Ports in East Africa continue to struggle to be efficient with traders saying they are frustrated by bottlenecks that seem to promote inaccessibility for a region that is a net importer.
At a meeting on logistics for regional trade in Mombasa, examples were rife.
Kenya’s second commercial port in Lamu was meant to boost operations but 11 months after launch, the facility has only been able to handle 11 vessels, with throughput of 1,821 twenty-foot equivalent units (TEUs), according to Kenya Port Authority’s (KPA) data.
KPA officials attribute this to unfinished roads and for the port of Mombasa, they cite a crowded Northern Corridor.
At the 26th Intermodal Africa Exhibition and Conference in Mombasa this past week, KPA acting managing director John Mwangemi said they expect the port in Lamu to pick up after an improvement of infrastructure.
“The first phase of Lamu port is complete and we hope to partner with the private sector to make the port more viable,” he said.
The port’s second and third berths were completed in December 2021.
“With its natural berths, we anticipate more shipping lines to make calls in Lamu as we continue with different marketing strategies for the facility,” said Mr Mwangemi.
But stakeholders say the government needs to involve users of the facilities in determining viability.
Kenya Ship Agents Association Chairman Silvester Kututa said the Lamu port will work only if users are consulted.
“For the project to take off as it was envisioned, the government should open the entire corridor and involve the private sector,” he said.
“The incentives offered to shipping lines are not yet attractive due to inadequate infrastructure to support seamless flow of cargo.”
The Mombasa port in 2021 handled 1.3 million TEUs, aiding business for Uganda, Rwanda, the Democratic Republic of Congo and South Sudan.
But the congested Northern Corridor, non-tariff barriers like irregular roadblocks and the port’s own inefficient operations stood in the way of its quest to be a hub for the region.
“Demurrage contribute to increasing cost of doing business and most traders would only import through a facility with seamless movement of physical cargo and paper trail; that is why we have been pushing pre-clearance of cargo at Mombasa port, which is now working,” said Mr Kututa.
Participants at the conference agreed that the cost of importing and exporting goods in Africa has been high due to poor infrastructure.
“This is why countries are grouping into regional economic blocs to plan and execute infrastructural developments jointly,” said Kenya’s National Treasury Cabinet Secretary Ukur Yatani.
Pooled infrastructure may boost movement of goods but the ports still have a big role to play.
In 2014, the African Union adopted the 2050 Africa’s Integrated Maritime Strategy and Plan of Action to address maritime challenges. Implementing the strategy has been difficult, however.
In Tanzania, the ports authority in February entered into a $500 million deal with Dubai-based logistics firm DP World to improve operations at the country's main ports.
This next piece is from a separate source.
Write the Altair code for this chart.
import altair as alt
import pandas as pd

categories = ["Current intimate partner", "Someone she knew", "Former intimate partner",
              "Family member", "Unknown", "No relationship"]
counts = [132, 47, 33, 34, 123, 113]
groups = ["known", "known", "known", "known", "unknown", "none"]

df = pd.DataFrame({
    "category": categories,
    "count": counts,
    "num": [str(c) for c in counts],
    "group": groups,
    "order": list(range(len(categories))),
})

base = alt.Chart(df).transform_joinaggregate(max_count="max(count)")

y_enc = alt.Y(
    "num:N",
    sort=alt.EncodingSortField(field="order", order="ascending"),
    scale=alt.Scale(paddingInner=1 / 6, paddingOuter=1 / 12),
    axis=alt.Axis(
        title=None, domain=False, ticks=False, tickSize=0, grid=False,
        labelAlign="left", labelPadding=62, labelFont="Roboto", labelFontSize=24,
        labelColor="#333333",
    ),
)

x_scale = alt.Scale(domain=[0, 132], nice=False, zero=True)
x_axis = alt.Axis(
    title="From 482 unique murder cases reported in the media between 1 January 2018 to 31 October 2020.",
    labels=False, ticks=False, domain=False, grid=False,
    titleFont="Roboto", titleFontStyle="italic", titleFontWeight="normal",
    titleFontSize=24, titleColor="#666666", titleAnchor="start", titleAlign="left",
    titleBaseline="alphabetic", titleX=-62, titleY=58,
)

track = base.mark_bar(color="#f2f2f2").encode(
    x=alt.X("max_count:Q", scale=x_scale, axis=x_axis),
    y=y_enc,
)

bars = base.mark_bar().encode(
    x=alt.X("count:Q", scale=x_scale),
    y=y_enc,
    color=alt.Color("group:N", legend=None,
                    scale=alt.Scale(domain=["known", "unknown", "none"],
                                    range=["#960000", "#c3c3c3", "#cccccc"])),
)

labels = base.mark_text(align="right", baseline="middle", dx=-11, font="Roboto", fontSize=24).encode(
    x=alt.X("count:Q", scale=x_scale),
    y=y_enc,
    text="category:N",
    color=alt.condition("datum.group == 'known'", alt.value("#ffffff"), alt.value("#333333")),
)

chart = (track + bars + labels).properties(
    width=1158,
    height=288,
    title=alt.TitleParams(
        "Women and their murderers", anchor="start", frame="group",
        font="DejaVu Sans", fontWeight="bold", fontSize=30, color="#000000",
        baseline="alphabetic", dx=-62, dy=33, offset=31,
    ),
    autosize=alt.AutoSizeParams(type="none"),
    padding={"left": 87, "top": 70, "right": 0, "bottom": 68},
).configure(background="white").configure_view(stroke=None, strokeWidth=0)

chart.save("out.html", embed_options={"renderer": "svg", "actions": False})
Tanzania Ports Authority (TPA) Director-General Eric Hamissi says some of the funds have been invested in a new online information system that will be accessible to government agencies involved in processing cargo through the ports of Dar es Salaam, Tanga and Mtwara.
“This will allow for all port activities to be monitored and overseen concurrently, thereby reducing delays for our clients," Mr Hamissi told a parliamentary team on an inspection visit to the port of Dar es Salaam this past week.
He said TPA had also invested in modern cargo handling equipment that was already paying dividends in "tremendous improvement" in overall cargo handling capacity at all three ports.
TPA was in the 2020/2021 Auditor General report named among government firms operating on huge debts, at Tsh562.8 billion ($243.63 million).
But Mr Hamissi said the authority was on track to meet its 2021/2022 target of Tsh1 trillion ($432.9 million) through handling at least 18 million tonnes of international cargo.
Up to 90 percent of Tanzania’s international cargo hinges on the ports of Dar es Salaam and Tanga, with Uganda, Rwanda, Burundi and eastern DR Congo being the target destinations. The port of Mtwara handles cargo to and from Malawi, Zambia and Zimbabwe.
A total of $58.3 million was allocated in the 2021/22 government budget to implement marine transport projects in lakes Victoria and Tanganyika aimed at raising the volume of cargo and passenger movements with neighbouring countries.
These improvements could be crucial for EAC’s new entrant DR Congo, which is still trying to develop its first deep water port in Banana in the west of the country. DRC’s current port can only accommodate small ships, meaning the country relies on neighbours to import critical goods.
Rwanda ships the most cargo through the Dar port, at about one million tonnes.
In January, President Félix Tshisekedi laid the foundation stone for the construction of the port in a $1.3 million deal with DP World.